Almost Ended in Tears

A Harris's antelope squirrel in a bush looks out over the Sonoran Desert along the Vaquero Trail in the Brown's Ranch section of McDowell Sonoran Preserve in Scottsdale, Arizona

Moving to Arizona has required a number of minor adjustments to my clothing and gear. I dress up a bit more for work here so I had to get all new work clothes. Our rental house has a pool which meant ordering swimsuits, swim shirts, goggles, and towels. The desert meant meant a new hat designed to shed heat (and a second one I just ordered to stay in the car for days like today when I forget mine), new hiking shoes, new socks, and an extra pair of hiking pants. More water bottles. Shorts to wear around the house.

I think it’s about to force one more change, a more major one, at least in terms of expense. On the auto tour at Ridgefield I mostly used my big 500mm telephoto lens, but that’s way too heavy for hiking for hours in the desert. I’ve been using a lens I adore, my Canon 100-400mm zoom, and the Canon 1.4x teleconverter. The weak link is the camera I have to attach to, my Canon 7D II, a camera which in general I like apart from it being an SLR instead of mirrorless, the lack of an articulating touch screen, the weight, and the poor video (I do like it, it has many good points). But now there’s this: the autofocus works great with the 100-400 by itself but not with the teleconverter attached.

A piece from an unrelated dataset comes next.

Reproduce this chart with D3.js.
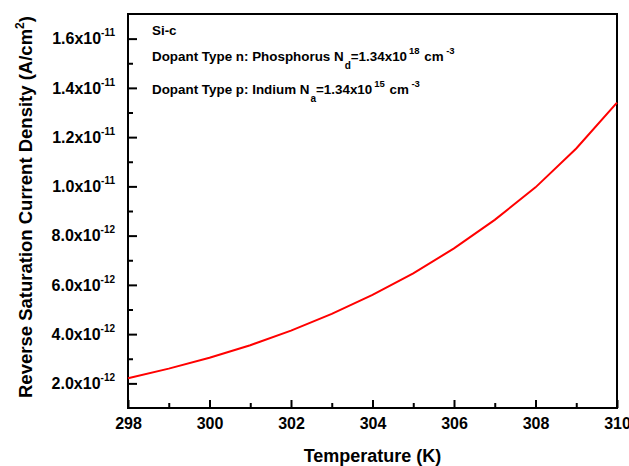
<!DOCTYPE html>
<html>
<head>
<meta charset="utf-8">
<script src="https://cdn.jsdelivr.net/npm/d3@7"></script>
<style>
  html, body { margin: 0; padding: 0; background: #fff; }
  svg { display: block; font-family: "Liberation Sans", Arial, sans-serif; font-weight: bold; }
</style>
</head>
<body>
<svg width="629" height="466"></svg>
<script>
// temperature (K) and reverse saturation current density (A/cm^2)
const temps = [298, 299, 300, 301, 302, 303, 304, 305, 306, 307, 308, 309, 310];
const currents = [2.21e-12, 2.60e-12, 3.04e-12, 3.55e-12, 4.14e-12, 4.82e-12, 5.59e-12,
                  6.47e-12, 7.48e-12, 8.64e-12, 9.96e-12, 1.154e-11, 1.34e-11];

const xTicks = [298, 300, 302, 304, 306, 308, 310];
const xMinor = [299, 301, 303, 305, 307, 309];
const yTicks = [2e-12, 4e-12, 6e-12, 8e-12, 1e-11, 1.2e-11, 1.4e-11, 1.6e-11];
const yMinor = [3e-12, 5e-12, 7e-12, 9e-12, 1.1e-11, 1.3e-11, 1.5e-11];

const plotL = 128, plotR = 617, plotT = 14, plotB = 408;

const svg = d3.select("svg");

const x = d3.scaleLinear().domain([298, 310]).range([plotL, plotR]);
const y = d3.scaleLinear().domain([1e-12, 1.7e-11]).range([plotB, plotT]);

// split a value into mantissa and power of ten
function sci(v) {
	var e = Math.floor(Math.log10(v) + 1e-9);
	var m = v / Math.pow(10, e);
	return [m.toFixed(1), e];
}

// minor ticks first
svg.append("g")
	.attr("transform", `translate(0,${plotB})`)
	.call(d3.axisBottom(x).tickValues(xMinor).tickSize(-5).tickSizeOuter(0).tickFormat(() => ""))
	.call(g => g.select(".domain").remove())
	.selectAll("line").attr("stroke-width", 2);

svg.append("g")
	.attr("transform", `translate(${plotL},0)`)
	.call(d3.axisLeft(y).tickValues(yMinor).tickSize(-5).tickSizeOuter(0).tickFormat(() => ""))
	.call(g => g.select(".domain").remove())
	.selectAll("line").attr("stroke-width", 2);

// major x axis
const gx = svg.append("g")
	.attr("transform", `translate(0,${plotB})`)
	.call(d3.axisBottom(x).tickValues(xTicks).tickSize(-8).tickSizeOuter(0).tickPadding(10))
	.call(g => g.select(".domain").remove());
gx.selectAll("line").attr("stroke-width", 2);
gx.selectAll("text")
	.attr("font-size", 16)
	.attr("font-family", "'Liberation Sans', Arial, sans-serif")
	.attr("font-weight", "bold")
	.attr("fill", "#000");

// major y axis with x10^n labels
const gy = svg.append("g")
	.attr("transform", `translate(${plotL},0)`)
	.call(d3.axisLeft(y).tickValues(yTicks).tickSize(-9).tickSizeOuter(0).tickPadding(13).tickFormat(() => ""))
	.call(g => g.select(".domain").remove());
gy.selectAll("line").attr("stroke-width", 2);
gy.selectAll("text")
	.attr("font-size", 16)
	.attr("font-family", "'Liberation Sans', Arial, sans-serif")
	.attr("font-weight", "bold")
	.attr("fill", "#000")
	.each(function (d) {
		var s = sci(d);
		var t = d3.select(this);
		t.append("tspan").text(s[0] + "x10");
		t.append("tspan").attr("font-size", 10).attr("dy", -8).text(String(s[1]));
	});

// frame
svg.append("rect")
	.attr("x", plotL).attr("y", plotT)
	.attr("width", plotR - plotL).attr("height", plotB - plotT)
	.attr("fill", "none").attr("stroke", "#000").attr("stroke-width", 2);

// curve
const line = d3.line().x((d, i) => x(temps[i])).y(d => y(d));
svg.append("path")
	.attr("d", line(currents))
	.attr("fill", "none")
	.attr("stroke", "#f00")
	.attr("stroke-width", 2);

// annotations
const ann = svg.append("g").attr("font-size", 13.4).attr("fill", "#000");
ann.append("text").attr("x", 152).attr("y", 35).text("Si-c");

function dopant(yPos, label, sub, exp) {
	var t = ann.append("text").attr("x", 152).attr("y", yPos);
	t.append("tspan").text(label + "N");
	t.append("tspan").attr("font-size", 10).attr("dy", 8).attr("dx", 1).text(sub);
	t.append("tspan").attr("dy", -8).text("=1.34x10");
	t.append("tspan").attr("font-size", 9.5).attr("dy", -7).attr("dx", 2).text(exp);
	t.append("tspan").attr("dy", 7).attr("dx", 1).text("\u00a0cm");
	t.append("tspan").attr("font-size", 9.5).attr("dy", -7).attr("dx", 2.5).text("-3");
}
dopant(61, "Dopant Type n: Phosphorus ", "d", "18");
dopant(94, "Dopant Type p: Indium ", "a", "15");

// axis titles
svg.append("text")
	.attr("x", (plotL + plotR) / 2).attr("y", 462)
	.attr("text-anchor", "middle")
	.attr("font-size", 18)
	.text("Temperature (K)");

const yt = svg.append("text")
	.attr("transform", "translate(32,398) rotate(-90)")
	.attr("font-size", 18.5);
yt.append("tspan").text("Reverse Saturation Current Density (A/cm");
yt.append("tspan").attr("font-size", 12).attr("dy", -8).text("2");
yt.append("tspan").attr("dy", 8).text(")");
</script>
</body>
</html>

It’s not useless, and I’d put up with it if I had no choice, but a while back Sony introduced a similar 100-400 lens. The autofocus on my Sony camera would work well with the lens even with their teleconverter attached, plus I’d avoid the problem that almost cost me this shot: the optical viewfinder. I had been shooting this Harris’s antelope squirrel in the shade when it bounded across the trail and climbed this bush to survey the landscape. I was shooting in manual to deal with the difficult exposure but forget to change the settings for the sunlight the squirrel was now in. This would have been obvious in a mirrorless camera, fortunately I eventually realized my mistake and got a picture before it climbed back down.

It would mean switching to the Canon for wider angles until I have a second Sony body (I’d wait until they bring out an upgraded version of what I have now), which will mean more weight in the short term, but in the long term both less weight and a better fit for how I hike in the desert.